Si le bail est au nom des parents, et non de l’enfant mineur, quand bien même ce dernier serait seul à occuper le logement, l’aide sera calculée sur les revenus annuels des parents et non sur ceux de l’enfant locataire, puisque par définition, il est rattaché au foyer fiscal de ses parents et que le bail est au nom des parents.

Le mineur devenu majeur en cours de bail 

Selon l’article 414 du code civil, la majorité est fixée à dix-huit ans accomplis ; à cet âge, chacun est capable d’exercer les droits dont il a la jouissance.

C’est donc à 18 ans que cesse l'autorité parentale sur les enfants. Dans la pratique, cela signifie que le majeur de 18 ans n'a plus besoin, en aucune circonstance, de l'autorisation de ses parents. Il peut donc librement choisir son domicile, ses études, sa profession. Il peut librement se marier, acheter et vendre, faire une donation ou un testament, devenir commerçant, contracter des dettes.

Si le locataire mineur, occupant d’un logement dont le bail a été signé par ses parents, représentants légaux, devient majeur en cours de bail, cette majorité n’a pas pour effet de mettre un terme au bail, dès lors que le locataire est toujours présent dans les lieux.

Le bail se poursuit au profit du locataire devenu majeur, sans qu’il soit nécessaire d’établir un avenant.

Les conséquences de la majorité sur le bail conclu initialement au profit d’un locataire mineur se situent en matière de responsabilité civile, puisque la présomption de responsabilité des parents cesse automatiquement par l’effet de la majorité.

Le locataire devenu majeur sera seul et unique responsable des dégradations commises dans le logement, ou des manquements à l’obligation de jouissance paisible, sans que la responsabilité du représentant légal ne puisse être recherchée par le bailleur.

De même, le locataire devenu majeur devient seul et unique redevable du paiement du loyer et des charges, sans que le bailleur puisse se retourner contre ses parents, sauf, bien sûr si ces derniers se sont portés caution lors de la signature du bail.

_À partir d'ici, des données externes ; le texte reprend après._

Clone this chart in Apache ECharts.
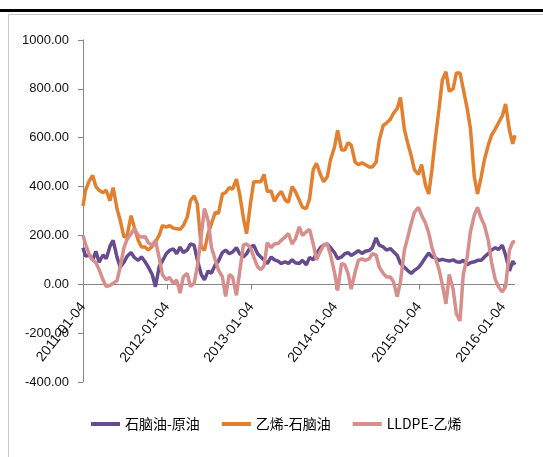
<!DOCTYPE html>
<html>
<head>
<meta charset="utf-8">
<script src="https://cdn.jsdelivr.net/npm/echarts@6/dist/echarts.min.js"></script>
<style>
  html, body { margin: 0; padding: 0; background: #fff; }
  #chart { width: 543px; height: 457px; }
</style>
</head>
<body>
<div id="chart"></div>
<script>
// Sample dates (twice a month) shared by all three spreads
const dates = [
  '2011-01-04','2011-01-15','2011-02-01','2011-02-15','2011-03-01','2011-03-15','2011-04-01','2011-04-15','2011-05-01','2011-05-15','2011-06-01','2011-06-15',
  '2011-07-01','2011-07-15','2011-08-01','2011-08-15','2011-09-01','2011-09-15','2011-10-01','2011-10-15','2011-11-01','2011-11-15','2011-12-01','2011-12-15',
  '2012-01-01','2012-01-15','2012-02-01','2012-02-15','2012-03-01','2012-03-15','2012-04-01','2012-04-15','2012-05-01','2012-05-15','2012-06-01','2012-06-15',
  '2012-07-01','2012-07-15','2012-08-01','2012-08-15','2012-09-01','2012-09-15','2012-10-01','2012-10-15','2012-11-01','2012-11-15','2012-12-01','2012-12-15',
  '2013-01-01','2013-01-15','2013-02-01','2013-02-15','2013-03-01','2013-03-15','2013-04-01','2013-04-15','2013-05-01','2013-05-15','2013-06-01','2013-06-15',
  '2013-07-01','2013-07-15','2013-08-01','2013-08-15','2013-09-01','2013-09-15','2013-10-01','2013-10-15','2013-11-01','2013-11-15','2013-12-01','2013-12-15',
  '2014-01-01','2014-01-15','2014-02-01','2014-02-15','2014-03-01','2014-03-15','2014-04-01','2014-04-15','2014-05-01','2014-05-15','2014-06-01','2014-06-15',
  '2014-07-01','2014-07-15','2014-08-01','2014-08-15','2014-09-01','2014-09-15','2014-10-01','2014-10-15','2014-11-01','2014-11-15','2014-12-01','2014-12-15',
  '2015-01-01','2015-01-15','2015-02-01','2015-02-15','2015-03-01','2015-03-15','2015-04-01','2015-04-15','2015-05-01','2015-05-15','2015-06-01','2015-06-15',
  '2015-07-01','2015-07-15','2015-08-01','2015-08-15','2015-09-01','2015-09-15','2015-10-01','2015-10-15','2015-11-01','2015-11-15','2015-12-01','2015-12-15',
  '2016-01-01','2016-01-15','2016-02-01','2016-02-15','2016-02-25'
];

// 石脑油-原油
const naphthaCrude = [
  150,115, 120,100, 135,90, 120,105, 155,180, 110,70, 90,115, 130,110, 98,112, 92,70, 40,-10, 72,95,
  125,139, 145,125, 152,130, 140,165, 160,100, 40,18, 55,45, 80,95, 130,140, 125,132, 150,125, 112,125,
  152,160, 125,112, 99,85, 112,100, 95,85, 92,85, 100,88, 85,98, 80,110, 100,126, 150,160, 165,150,
  130,105, 112,125, 130,118, 128,138, 126,135, 138,150, 190,160, 153,140, 146,133, 118,85, 70,57, 44,57,
  68,85, 110,128, 112,108, 98,102, 98,95, 100,92, 90,98, 80,88, 92,98, 98,112, 126,140, 150,142,
  160,120, 55,95, 80
];

// 乙烯-石脑油
const ethyleneNaphtha = [
  320,385, 425,445, 400,385, 375,385, 342,396, 308,261, 193,200, 281,234, 180,153, 153,140, 155,173, 200,240,
  234,240, 230,227, 225,240, 274,342, 362,328, 153,139, 207,247, 295,290, 369,376, 396,389, 430,369, 274,207,
  330,420, 420,420, 450,380, 382,340, 365,380, 345,335, 400,380, 345,315, 310,350, 470,495, 450,420, 440,510,
  560,630, 550,550, 580,570, 500,490, 497,490, 480,480, 500,590, 650,660, 675,700, 720,765, 635,580, 525,468,
  450,490, 405,370, 470,590, 720,835, 870,790, 800,865, 865,800, 720,640, 440,370, 440,510, 570,610, 635,660,
  690,738, 630,575, 610
];

// LLDPE-乙烯
const lldpeEthylene = [
  200,165, 120,100, 88,60, 18,-9, -5,4, 15,72, 150,185, 207,227, 200,193, 195,170, 160,180, 110,40,
  18,28, 4,18, -36,30, 45,-9, 4,72, 200,310, 261,153, 99,58, 30,-50, 40,30, -45,50, 160,165,
  150,112, 71,60, 75,170, 150,165, 167,180, 194,208, 165,185, 235,200, 215,225, 165,100, 135,160, 165,120,
  50,-25, 85,80, 45,-20, 50,98, 104,98, 104,125, 120,70, 45,30, 30,10, -50,10, 139,190, 250,295,
  315,283, 250,210, 150,110, 60,0, -80,40, -20,-120, -150,40, 110,214, 283,315, 270,242, 180,90, 20,-10,
  -31,-10, 140,173, 175
];

const tickDates = ['2011-01-04','2012-01-04','2013-01-04','2014-01-04','2015-01-04','2016-01-04'];
const seriesNames = ['石脑油-原油', '乙烯-石脑油', 'LLDPE-乙烯'];
const seriesColors = ['#664b8e', '#e3802f', '#d68f8d'];
const yMin = -400, yMax = 1000, yStep = 200;

// local-time timestamp from 'YYYY-MM-DD'
function ts(s) {
  const p = s.split('-').map(Number);
  return new Date(p[0], p[1] - 1, p[2]).getTime();
}
function pad(n) { return (n < 10 ? '0' : '') + n; }
function fmtDate(v) {
  const d = new Date(v);
  return d.getFullYear() + '-' + pad(d.getMonth() + 1) + '-' + pad(d.getDate());
}

const tickTs = tickDates.map(ts);
const xMin = ts(dates[0]), xMax = ts(dates[dates.length - 1]);
const allSeries = [naphthaCrude, ethyleneNaphtha, lldpeEthylene];
const latinFont = "'Liberation Sans', Arial, sans-serif";
const cjkFont = "'Noto Sans CJK SC', 'Liberation Sans', sans-serif";
const axisGray = '#868686';

// plot box
const chartW = 543, chartH = 457;
const gridLeft = 83, gridRight = 28, gridTop = 40, gridBottom = 75;
const plotW = chartW - gridLeft - gridRight;
const plotH = chartH - gridTop - gridBottom;
// shift the date axis up so its labels hang from the zero line
const zeroOffset = -plotH * (0 - yMin) / (yMax - yMin);

// page frame: rule across the top and a light box around the chart
const frame = [
  { type: 'rect', shape: { x: 8.5, y: 14.5, width: 560, height: 460 },
    style: { fill: 'none', stroke: '#c8c8c8', lineWidth: 1 }, silent: true, z: -1 },
  { type: 'rect', shape: { x: 0, y: 9, width: 543, height: 3 },
    style: { fill: '#000000' }, silent: true }
];

const chart = echarts.init(document.getElementById('chart'), null, { renderer: 'canvas' });
chart.setOption({
  animation: false,
  backgroundColor: '#ffffff',
  graphic: frame,
  grid: { left: gridLeft, right: gridRight, top: gridTop, bottom: gridBottom },
  legend: {
    left: 86,
    top: 412,
    icon: 'rect',
    itemWidth: 29,
    itemHeight: 4,
    itemGap: 22,
    textStyle: { fontFamily: cjkFont, fontSize: 14, color: '#000' },
    data: seriesNames
  },
  xAxis: {
    type: 'value',
    position: 'bottom',
    offset: zeroOffset,
    min: xMin,
    max: xMax,
    axisLine: { show: false, onZero: false },
    axisTick: { show: false },
    axisLabel: {
      customValues: tickTs,
      rotate: 52,
      margin: 20,
      fontFamily: latinFont,
      fontSize: 14,
      color: '#111',
      formatter: v => fmtDate(v)
    },
    splitLine: { show: false }
  },
  yAxis: {
    type: 'value',
    min: yMin,
    max: yMax,
    interval: yStep,
    axisLine: { show: true, onZero: false, lineStyle: { color: axisGray, width: 1 } },
    axisTick: { show: true, length: 5, lineStyle: { color: axisGray } },
    axisLabel: {
      margin: 14,
      fontFamily: latinFont,
      fontSize: 13,
      color: '#111',
      formatter: v => v.toFixed(2)
    },
    splitLine: { show: false }
  },
  series: seriesNames.map((name, k) => ({
    name: name,
    type: 'line',
    showSymbol: false,
    symbol: 'none',
    color: seriesColors[k],
    lineStyle: { width: 3.5, color: seriesColors[k] },
    data: dates.map((d, i) => [ts(d), allSeries[k][i]])
  }))
});

// date axis line along zero, with year ticks; positions come from the chart's
// own scales, with the grid box as a fallback
function toPx(p) {
  let r = null;
  try { r = chart.convertToPixel({ xAxisIndex: 0, yAxisIndex: 0 }, p); } catch (e) { r = null; }
  if (!r || !isFinite(r[0]) || !isFinite(r[1])) {
    r = [gridLeft + plotW * (p[0] - xMin) / (xMax - xMin),
         gridTop + plotH * (yMax - p[1]) / (yMax - yMin)];
  }
  return r;
}
const zL = toPx([xMin, 0]), zR = toPx([xMax, 0]);
const zy = Math.round(zL[1]) + 0.5;
const axisMarks = [
  { type: 'line', silent: true, z: 1,
    shape: { x1: zL[0], y1: zy, x2: zR[0], y2: zy },
    style: { stroke: axisGray, lineWidth: 1.2 } }
].concat(tickTs.map(t => {
  const x = Math.round(toPx([t, 0])[0]) + 0.5;
  return { type: 'line', silent: true, z: 1,
    shape: { x1: x, y1: zy, x2: x, y2: zy + 5 },
    style: { stroke: axisGray, lineWidth: 1 } };
}));
chart.setOption({ graphic: frame.concat(axisMarks) });
</script>
</body>
</html>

Dans la plupart des cas cependant, ce seront les parents qui continueront à régler le loyer, dès lors que l’obligation de contribuer à l’entretien et à l’éducation des enfants, assumée par les parents, ne cesse pas de plein droit lorsque l’enfant est majeur, notamment s’il poursuit ses études et qu’il n’est pas autonome financièrement (article 371-2 du code civil).

Pour autant, en cas d’impayés de loyers, la procédure devra être dirigée contre le locataire devenu majeur ; si la dette de loyer est composée pour partie, de loyers dus lorsque le locataire était encore mineur, il est prudent de mettre en cause le représentant légal.

Le bailleur a donc tout intérêt à demander au représentant légal du mineur locataire, de se porter également caution des engagements du locataire (dans le respect du formalisme de l’article 22-1 de la loi du 6 juillet 1989).

Ce qu’il faut retenir

La location à un mineur non émancipé est possible et valable, à la condition que le bail soit établi au nom du mineur, représenté par ses parents ou tuteur, et surtout, co-signé par le représentant légal (parent ou tuteur) du mineur, ce dernier étant désigné comme occupant les lieux. Il convient donc d’être attentif au libellé du bail s’agissant de l’état civil du locataire. Selon le même principe, toutes les annexes au bail, ainsi que l’état des lieux d’entrée et de sortie (sauf si le mineur est devenu majeur à la sortie du bail) doivent être co-signés par le représentant légal. Enfin, seul le mineur (représenté) peut invoquer la nullité du contrat et non le bailleur.